## [TASK INSTRUCTIONS]
Retype each line of the material exactly, please, skipping any picture in it.

[Items listed in a dataset]

[START]

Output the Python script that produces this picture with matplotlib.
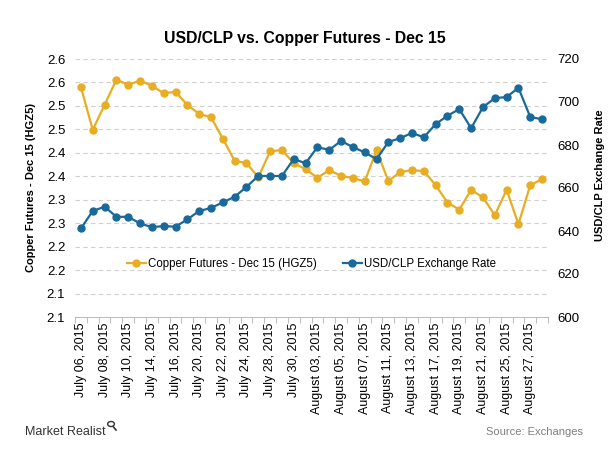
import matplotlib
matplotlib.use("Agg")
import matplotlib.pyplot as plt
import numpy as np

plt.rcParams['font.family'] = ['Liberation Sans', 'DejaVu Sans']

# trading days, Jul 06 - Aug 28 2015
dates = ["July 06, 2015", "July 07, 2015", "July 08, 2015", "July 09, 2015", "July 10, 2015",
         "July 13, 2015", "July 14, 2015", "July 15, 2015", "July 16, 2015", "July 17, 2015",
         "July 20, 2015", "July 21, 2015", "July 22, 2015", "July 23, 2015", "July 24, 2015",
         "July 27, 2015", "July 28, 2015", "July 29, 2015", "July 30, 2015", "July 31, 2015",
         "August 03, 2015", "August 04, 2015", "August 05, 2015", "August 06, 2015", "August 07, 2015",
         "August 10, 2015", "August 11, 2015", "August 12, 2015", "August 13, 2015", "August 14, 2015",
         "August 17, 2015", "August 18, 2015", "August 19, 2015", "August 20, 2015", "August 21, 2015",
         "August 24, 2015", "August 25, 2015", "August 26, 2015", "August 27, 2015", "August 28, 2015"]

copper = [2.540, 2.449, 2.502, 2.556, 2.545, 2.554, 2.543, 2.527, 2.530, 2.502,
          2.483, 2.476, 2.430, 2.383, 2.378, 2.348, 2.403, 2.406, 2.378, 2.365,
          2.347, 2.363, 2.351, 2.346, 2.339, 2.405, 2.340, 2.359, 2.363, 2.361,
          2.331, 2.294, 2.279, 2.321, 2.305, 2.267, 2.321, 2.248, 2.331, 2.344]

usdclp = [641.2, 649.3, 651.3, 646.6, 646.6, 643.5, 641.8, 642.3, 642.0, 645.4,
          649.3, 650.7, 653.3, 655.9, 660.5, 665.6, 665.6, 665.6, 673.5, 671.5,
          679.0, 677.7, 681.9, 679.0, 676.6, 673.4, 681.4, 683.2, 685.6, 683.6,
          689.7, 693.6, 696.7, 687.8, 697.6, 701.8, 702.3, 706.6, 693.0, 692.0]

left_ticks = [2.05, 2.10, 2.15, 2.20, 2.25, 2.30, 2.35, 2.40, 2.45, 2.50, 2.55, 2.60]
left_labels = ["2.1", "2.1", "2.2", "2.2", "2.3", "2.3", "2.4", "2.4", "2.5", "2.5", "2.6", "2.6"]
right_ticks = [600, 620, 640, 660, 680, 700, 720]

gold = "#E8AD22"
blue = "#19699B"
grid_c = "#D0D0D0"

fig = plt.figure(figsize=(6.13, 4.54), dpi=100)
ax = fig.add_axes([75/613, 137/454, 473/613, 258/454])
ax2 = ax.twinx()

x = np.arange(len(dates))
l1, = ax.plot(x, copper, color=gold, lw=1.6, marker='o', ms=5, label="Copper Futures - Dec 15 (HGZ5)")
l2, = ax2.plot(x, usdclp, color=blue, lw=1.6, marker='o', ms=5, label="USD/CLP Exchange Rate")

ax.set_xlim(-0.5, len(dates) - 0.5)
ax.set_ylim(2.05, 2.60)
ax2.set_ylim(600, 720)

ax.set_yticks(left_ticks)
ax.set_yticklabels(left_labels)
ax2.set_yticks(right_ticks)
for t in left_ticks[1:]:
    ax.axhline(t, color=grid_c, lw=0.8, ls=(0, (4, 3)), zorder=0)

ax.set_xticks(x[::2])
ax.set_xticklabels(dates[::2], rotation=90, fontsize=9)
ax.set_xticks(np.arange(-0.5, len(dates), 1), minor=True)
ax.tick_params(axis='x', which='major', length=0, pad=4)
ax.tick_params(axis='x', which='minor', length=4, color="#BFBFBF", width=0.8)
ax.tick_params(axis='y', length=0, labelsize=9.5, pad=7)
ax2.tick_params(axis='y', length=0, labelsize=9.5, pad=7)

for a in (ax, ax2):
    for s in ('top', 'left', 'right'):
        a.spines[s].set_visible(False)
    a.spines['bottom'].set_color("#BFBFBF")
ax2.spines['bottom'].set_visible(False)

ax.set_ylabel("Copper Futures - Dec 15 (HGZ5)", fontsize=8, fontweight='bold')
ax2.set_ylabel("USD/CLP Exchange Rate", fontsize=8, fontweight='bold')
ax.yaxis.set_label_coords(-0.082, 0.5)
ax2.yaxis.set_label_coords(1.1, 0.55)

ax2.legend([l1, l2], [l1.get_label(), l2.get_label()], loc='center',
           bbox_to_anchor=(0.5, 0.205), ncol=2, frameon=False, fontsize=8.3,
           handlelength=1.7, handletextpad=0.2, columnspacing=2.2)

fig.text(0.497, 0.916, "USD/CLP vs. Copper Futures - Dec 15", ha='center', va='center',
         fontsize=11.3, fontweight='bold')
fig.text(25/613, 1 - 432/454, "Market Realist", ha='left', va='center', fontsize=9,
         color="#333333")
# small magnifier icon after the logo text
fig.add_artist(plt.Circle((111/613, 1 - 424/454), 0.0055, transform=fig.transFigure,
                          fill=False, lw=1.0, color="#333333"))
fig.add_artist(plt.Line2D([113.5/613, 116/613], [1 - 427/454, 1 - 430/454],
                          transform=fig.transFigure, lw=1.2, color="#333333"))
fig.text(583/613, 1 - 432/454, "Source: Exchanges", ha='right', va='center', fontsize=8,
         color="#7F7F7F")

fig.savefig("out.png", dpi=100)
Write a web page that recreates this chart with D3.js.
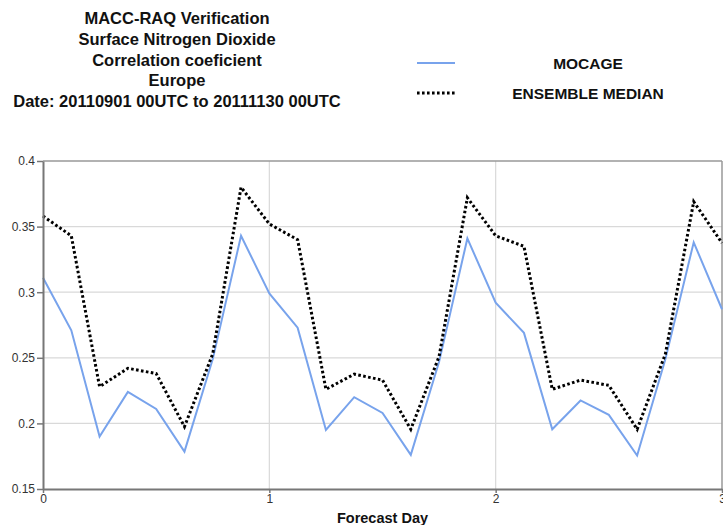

[END]

## [EXERCISE ANSWER]
Output the Python script that produces this picture with matplotlib.
import matplotlib
matplotlib.use("Agg")
import matplotlib.pyplot as plt
import numpy as np

plt.rcParams['font.family'] = ['Liberation Sans', 'DejaVu Sans']

# trading days, Jul 06 - Aug 28 2015
dates = ["July 06, 2015", "July 07, 2015", "July 08, 2015", "July 09, 2015", "July 10, 2015",
         "July 13, 2015", "July 14, 2015", "July 15, 2015", "July 16, 2015", "July 17, 2015",
         "July 20, 2015", "July 21, 2015", "July 22, 2015", "July 23, 2015", "July 24, 2015",
         "July 27, 2015", "July 28, 2015", "July 29, 2015", "July 30, 2015", "July 31, 2015",
         "August 03, 2015", "August 04, 2015", "August 05, 2015", "August 06, 2015", "August 07, 2015",
         "August 10, 2015", "August 11, 2015", "August 12, 2015", "August 13, 2015", "August 14, 2015",
         "August 17, 2015", "August 18, 2015", "August 19, 2015", "August 20, 2015", "August 21, 2015",
         "August 24, 2015", "August 25, 2015", "August 26, 2015", "August 27, 2015", "August 28, 2015"]

copper = [2.540, 2.449, 2.502, 2.556, 2.545, 2.554, 2.543, 2.527, 2.530, 2.502,
          2.483, 2.476, 2.430, 2.383, 2.378, 2.348, 2.403, 2.406, 2.378, 2.365,
          2.347, 2.363, 2.351, 2.346, 2.339, 2.405, 2.340, 2.359, 2.363, 2.361,
          2.331, 2.294, 2.279, 2.321, 2.305, 2.267, 2.321, 2.248, 2.331, 2.344]

usdclp = [641.2, 649.3, 651.3, 646.6, 646.6, 643.5, 641.8, 642.3, 642.0, 645.4,
          649.3, 650.7, 653.3, 655.9, 660.5, 665.6, 665.6, 665.6, 673.5, 671.5,
          679.0, 677.7, 681.9, 679.0, 676.6, 673.4, 681.4, 683.2, 685.6, 683.6,
          689.7, 693.6, 696.7, 687.8, 697.6, 701.8, 702.3, 706.6, 693.0, 692.0]

left_ticks = [2.05, 2.10, 2.15, 2.20, 2.25, 2.30, 2.35, 2.40, 2.45, 2.50, 2.55, 2.60]
left_labels = ["2.1", "2.1", "2.2", "2.2", "2.3", "2.3", "2.4", "2.4", "2.5", "2.5", "2.6", "2.6"]
right_ticks = [600, 620, 640, 660, 680, 700, 720]

gold = "#E8AD22"
blue = "#19699B"
grid_c = "#D0D0D0"

fig = plt.figure(figsize=(6.13, 4.54), dpi=100)
ax = fig.add_axes([75/613, 137/454, 473/613, 258/454])
ax2 = ax.twinx()

x = np.arange(len(dates))
l1, = ax.plot(x, copper, color=gold, lw=1.6, marker='o', ms=5, label="Copper Futures - Dec 15 (HGZ5)")
l2, = ax2.plot(x, usdclp, color=blue, lw=1.6, marker='o', ms=5, label="USD/CLP Exchange Rate")

ax.set_xlim(-0.5, len(dates) - 0.5)
ax.set_ylim(2.05, 2.60)
ax2.set_ylim(600, 720)

ax.set_yticks(left_ticks)
ax.set_yticklabels(left_labels)
ax2.set_yticks(right_ticks)
for t in left_ticks[1:]:
    ax.axhline(t, color=grid_c, lw=0.8, ls=(0, (4, 3)), zorder=0)

ax.set_xticks(x[::2])
ax.set_xticklabels(dates[::2], rotation=90, fontsize=9)
ax.set_xticks(np.arange(-0.5, len(dates), 1), minor=True)
ax.tick_params(axis='x', which='major', length=0, pad=4)
ax.tick_params(axis='x', which='minor', length=4, color="#BFBFBF", width=0.8)
ax.tick_params(axis='y', length=0, labelsize=9.5, pad=7)
ax2.tick_params(axis='y', length=0, labelsize=9.5, pad=7)

for a in (ax, ax2):
    for s in ('top', 'left', 'right'):
        a.spines[s].set_visible(False)
    a.spines['bottom'].set_color("#BFBFBF")
ax2.spines['bottom'].set_visible(False)

ax.set_ylabel("Copper Futures - Dec 15 (HGZ5)", fontsize=8, fontweight='bold')
ax2.set_ylabel("USD/CLP Exchange Rate", fontsize=8, fontweight='bold')
ax.yaxis.set_label_coords(-0.082, 0.5)
ax2.yaxis.set_label_coords(1.1, 0.55)

ax2.legend([l1, l2], [l1.get_label(), l2.get_label()], loc='center',
           bbox_to_anchor=(0.5, 0.205), ncol=2, frameon=False, fontsize=8.3,
           handlelength=1.7, handletextpad=0.2, columnspacing=2.2)

fig.text(0.497, 0.916, "USD/CLP vs. Copper Futures - Dec 15", ha='center', va='center',
         fontsize=11.3, fontweight='bold')
fig.text(25/613, 1 - 432/454, "Market Realist", ha='left', va='center', fontsize=9,
         color="#333333")
# small magnifier icon after the logo text
fig.add_artist(plt.Circle((111/613, 1 - 424/454), 0.0055, transform=fig.transFigure,
                          fill=False, lw=1.0, color="#333333"))
fig.add_artist(plt.Line2D([113.5/613, 116/613], [1 - 427/454, 1 - 430/454],
                          transform=fig.transFigure, lw=1.2, color="#333333"))
fig.text(583/613, 1 - 432/454, "Source: Exchanges", ha='right', va='center', fontsize=8,
         color="#7F7F7F")

fig.savefig("out.png", dpi=100)
Write a web page that recreates this chart with D3.js.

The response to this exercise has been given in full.